What you are asked to do: Without the pictures, repeat the listing character for character.

[START Given material]

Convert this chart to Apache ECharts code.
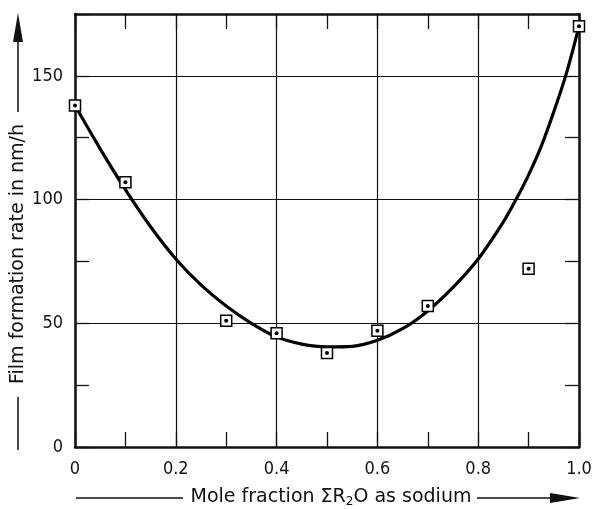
<!DOCTYPE html>
<html>
<head>
<meta charset="utf-8">
<script src="https://cdn.jsdelivr.net/npm/echarts@6/dist/echarts.min.js"></script>
<style>
  html, body { margin: 0; padding: 0; background: #fff; }
  #chart { width: 597px; height: 509px; }
</style>
</head>
<body>
<div id="chart"></div>
<script>
// measured points (square markers)
var sampleX = [0, 0.1, 0.3, 0.4, 0.5, 0.6, 0.7, 0.9, 1.0];
var sampleY = [138, 107, 51, 46, 38, 47, 57, 72, 170];

// fitted curve
var curveX = [0, 0.05, 0.1, 0.15, 0.2, 0.25, 0.3, 0.35, 0.4, 0.45, 0.5, 0.55, 0.6, 0.65, 0.7, 0.75, 0.8, 0.85, 0.875, 0.9, 0.925, 0.95, 0.975, 1.0];
var curveY = [138, 120.5, 104, 89, 76, 65.5, 57, 50, 44.5, 41.6, 40.5, 40.7, 43.1, 47.8, 55, 64.5, 76, 91, 100, 110, 121.5, 135.5, 151, 170];

var xLabels = ['0', '0.2', '0.4', '0.6', '0.8', '1.0'];
var yLabels = ['0', '50', '100', '150'];

var tickFont = '"DejaVu Sans Condensed", "DejaVu Sans", sans-serif';
var titleFont = '"DejaVu Sans", sans-serif';
var ink = '#111';

function pairs(xs, ys) {
  var out = [];
  for (var i = 0; i < xs.length; i++) out.push([xs[i], ys[i]]);
  return out;
}

var myChart = echarts.init(document.getElementById('chart'), null, {renderer: 'canvas'});

var tickAxisX = {
  type: 'value', min: 0, max: 1, interval: 0.1,
  axisLine: {show: true, onZero: false, lineStyle: {color: ink, width: 2.5}},
  axisTick: {show: true, inside: true, length: 15, lineStyle: {color: ink, width: 1.3}},
  splitLine: {show: false}
};
var tickAxisY = {
  type: 'value', min: 0, max: 175, interval: 25,
  axisLine: {show: true, onZero: false, lineStyle: {color: ink, width: 2.5}},
  axisTick: {show: true, inside: true, length: 14, lineStyle: {color: ink, width: 1.3}},
  splitLine: {show: false}
};

option = {
  animation: false,
  backgroundColor: '#fff',
  grid: {left: 75, right: 18, top: 14, bottom: 62, containLabel: false},
  xAxis: [
    Object.assign({}, tickAxisX, {
      position: 'bottom',
      axisLabel: {
        show: true, margin: 13, color: ink, fontFamily: tickFont, fontSize: 18,
        formatter: function (v) {
          var k = Math.round(v * 10);
          return k % 2 === 0 ? xLabels[k / 2] : '';
        }
      }
    }),
    Object.assign({}, tickAxisX, {position: 'top', axisLabel: {show: false}}),
    {
      type: 'value', min: 0, max: 1, interval: 0.2, show: true,
      axisLine: {show: false}, axisTick: {show: false}, axisLabel: {show: false},
      splitLine: {show: true, lineStyle: {color: ink, width: 1.2}}
    }
  ],
  yAxis: [
    Object.assign({}, tickAxisY, {
      position: 'left',
      axisLabel: {
        show: true, margin: 12, color: ink, fontFamily: tickFont, fontSize: 18,
        formatter: function (v) {
          return (v % 50 === 0 && v < 175) ? yLabels[v / 50] : '';
        }
      }
    }),
    Object.assign({}, tickAxisY, {position: 'right', axisLabel: {show: false}}),
    {
      type: 'value', min: 0, max: 175, interval: 50, show: true,
      axisLine: {show: false}, axisTick: {show: false}, axisLabel: {show: false},
      splitLine: {show: true, lineStyle: {color: ink, width: 1.2}}
    }
  ],
  series: [
    {
      name: 'fit',
      type: 'line',
      data: pairs(curveX, curveY),
      smooth: 0.3,
      showSymbol: false,
      lineStyle: {color: '#000', width: 3.2},
      z: 3
    },
    {
      name: 'measured',
      type: 'scatter',
      data: pairs(sampleX, sampleY),
      symbol: 'rect',
      symbolSize: 11,
      itemStyle: {color: '#fff', borderColor: '#000', borderWidth: 1.5, opacity: 1},
      z: 5
    },
    {
      name: 'dots',
      type: 'scatter',
      data: pairs(sampleX, sampleY),
      symbol: 'circle',
      symbolSize: 4,
      itemStyle: {color: '#000', opacity: 1},
      z: 6
    }
  ],
  graphic: [
    // y title with lead line and arrow
    {type: 'line', shape: {x1: 18, y1: 450, x2: 18, y2: 397}, style: {stroke: ink, lineWidth: 1.5}},
    {type: 'line', shape: {x1: 18, y1: 112, x2: 18, y2: 40}, style: {stroke: ink, lineWidth: 1.5}},
    {type: 'polygon', shape: {points: [[18, 13], [13, 42], [23, 42]]}, style: {fill: ink}},
    {
      type: 'text', x: 18, y: 254, rotation: Math.PI / 2,
      style: {
        text: 'Film formation rate in nm/h', fill: ink,
        font: '19px ' + titleFont, align: 'center', verticalAlign: 'middle'
      }
    },
    // x title with lead line and arrow
    {type: 'line', shape: {x1: 76, y1: 498, x2: 183, y2: 498}, style: {stroke: ink, lineWidth: 1.5}},
    {type: 'line', shape: {x1: 477, y1: 498, x2: 552, y2: 498}, style: {stroke: ink, lineWidth: 1.5}},
    {type: 'polygon', shape: {points: [[580, 498], [550, 493], [550, 503]]}, style: {fill: ink}},
    {
      type: 'text', x: 331, y: 497,
      style: {
        text: '{a|Mole fraction ΣR}{s|2}{a|O as sodium}',
        fill: ink, align: 'center', verticalAlign: 'middle',
        rich: {
          a: {fontFamily: titleFont, fontSize: 19, fill: ink, lineHeight: 22},
          s: {fontFamily: titleFont, fontSize: 12, fill: ink, lineHeight: 22, verticalAlign: 'bottom', padding: [8, 0, 0, 0]}
        }
      }
    }
  ]
};
myChart.setOption(option);
</script>
</body>
</html>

[END Given material]

Response to the task:
Convert this chart to Apache ECharts code.
<!DOCTYPE html>
<html>
<head>
<meta charset="utf-8">
<script src="https://cdn.jsdelivr.net/npm/echarts@6/dist/echarts.min.js"></script>
<style>
  html, body { margin: 0; padding: 0; background: #fff; }
  #chart { width: 597px; height: 509px; }
</style>
</head>
<body>
<div id="chart"></div>
<script>
// measured points (square markers)
var sampleX = [0, 0.1, 0.3, 0.4, 0.5, 0.6, 0.7, 0.9, 1.0];
var sampleY = [138, 107, 51, 46, 38, 47, 57, 72, 170];

// fitted curve
var curveX = [0, 0.05, 0.1, 0.15, 0.2, 0.25, 0.3, 0.35, 0.4, 0.45, 0.5, 0.55, 0.6, 0.65, 0.7, 0.75, 0.8, 0.85, 0.875, 0.9, 0.925, 0.95, 0.975, 1.0];
var curveY = [138, 120.5, 104, 89, 76, 65.5, 57, 50, 44.5, 41.6, 40.5, 40.7, 43.1, 47.8, 55, 64.5, 76, 91, 100, 110, 121.5, 135.5, 151, 170];

var xLabels = ['0', '0.2', '0.4', '0.6', '0.8', '1.0'];
var yLabels = ['0', '50', '100', '150'];

var tickFont = '"DejaVu Sans Condensed", "DejaVu Sans", sans-serif';
var titleFont = '"DejaVu Sans", sans-serif';
var ink = '#111';

function pairs(xs, ys) {
  var out = [];
  for (var i = 0; i < xs.length; i++) out.push([xs[i], ys[i]]);
  return out;
}

var myChart = echarts.init(document.getElementById('chart'), null, {renderer: 'canvas'});

var tickAxisX = {
  type: 'value', min: 0, max: 1, interval: 0.1,
  axisLine: {show: true, onZero: false, lineStyle: {color: ink, width: 2.5}},
  axisTick: {show: true, inside: true, length: 15, lineStyle: {color: ink, width: 1.3}},
  splitLine: {show: false}
};
var tickAxisY = {
  type: 'value', min: 0, max: 175, interval: 25,
  axisLine: {show: true, onZero: false, lineStyle: {color: ink, width: 2.5}},
  axisTick: {show: true, inside: true, length: 14, lineStyle: {color: ink, width: 1.3}},
  splitLine: {show: false}
};

option = {
  animation: false,
  backgroundColor: '#fff',
  grid: {left: 75, right: 18, top: 14, bottom: 62, containLabel: false},
  xAxis: [
    Object.assign({}, tickAxisX, {
      position: 'bottom',
      axisLabel: {
        show: true, margin: 13, color: ink, fontFamily: tickFont, fontSize: 18,
        formatter: function (v) {
          var k = Math.round(v * 10);
          return k % 2 === 0 ? xLabels[k / 2] : '';
        }
      }
    }),
    Object.assign({}, tickAxisX, {position: 'top', axisLabel: {show: false}}),
    {
      type: 'value', min: 0, max: 1, interval: 0.2, show: true,
      axisLine: {show: false}, axisTick: {show: false}, axisLabel: {show: false},
      splitLine: {show: true, lineStyle: {color: ink, width: 1.2}}
    }
  ],
  yAxis: [
    Object.assign({}, tickAxisY, {
      position: 'left',
      axisLabel: {
        show: true, margin: 12, color: ink, fontFamily: tickFont, fontSize: 18,
        formatter: function (v) {
          return (v % 50 === 0 && v < 175) ? yLabels[v / 50] : '';
        }
      }
    }),
    Object.assign({}, tickAxisY, {position: 'right', axisLabel: {show: false}}),
    {
      type: 'value', min: 0, max: 175, interval: 50, show: true,
      axisLine: {show: false}, axisTick: {show: false}, axisLabel: {show: false},
      splitLine: {show: true, lineStyle: {color: ink, width: 1.2}}
    }
  ],
  series: [
    {
      name: 'fit',
      type: 'line',
      data: pairs(curveX, curveY),
      smooth: 0.3,
      showSymbol: false,
      lineStyle: {color: '#000', width: 3.2},
      z: 3
    },
    {
      name: 'measured',
      type: 'scatter',
      data: pairs(sampleX, sampleY),
      symbol: 'rect',
      symbolSize: 11,
      itemStyle: {color: '#fff', borderColor: '#000', borderWidth: 1.5, opacity: 1},
      z: 5
    },
    {
      name: 'dots',
      type: 'scatter',
      data: pairs(sampleX, sampleY),
      symbol: 'circle',
      symbolSize: 4,
      itemStyle: {color: '#000', opacity: 1},
      z: 6
    }
  ],
  graphic: [
    // y title with lead line and arrow
    {type: 'line', shape: {x1: 18, y1: 450, x2: 18, y2: 397}, style: {stroke: ink, lineWidth: 1.5}},
    {type: 'line', shape: {x1: 18, y1: 112, x2: 18, y2: 40}, style: {stroke: ink, lineWidth: 1.5}},
    {type: 'polygon', shape: {points: [[18, 13], [13, 42], [23, 42]]}, style: {fill: ink}},
    {
      type: 'text', x: 18, y: 254, rotation: Math.PI / 2,
      style: {
        text: 'Film formation rate in nm/h', fill: ink,
        font: '19px ' + titleFont, align: 'center', verticalAlign: 'middle'
      }
    },
    // x title with lead line and arrow
    {type: 'line', shape: {x1: 76, y1: 498, x2: 183, y2: 498}, style: {stroke: ink, lineWidth: 1.5}},
    {type: 'line', shape: {x1: 477, y1: 498, x2: 552, y2: 498}, style: {stroke: ink, lineWidth: 1.5}},
    {type: 'polygon', shape: {points: [[580, 498], [550, 493], [550, 503]]}, style: {fill: ink}},
    {
      type: 'text', x: 331, y: 497,
      style: {
        text: '{a|Mole fraction ΣR}{s|2}{a|O as sodium}',
        fill: ink, align: 'center', verticalAlign: 'middle',
        rich: {
          a: {fontFamily: titleFont, fontSize: 19, fill: ink, lineHeight: 22},
          s: {fontFamily: titleFont, fontSize: 12, fill: ink, lineHeight: 22, verticalAlign: 'bottom', padding: [8, 0, 0, 0]}
        }
      }
    }
  ]
};
myChart.setOption(option);
</script>
</body>
</html>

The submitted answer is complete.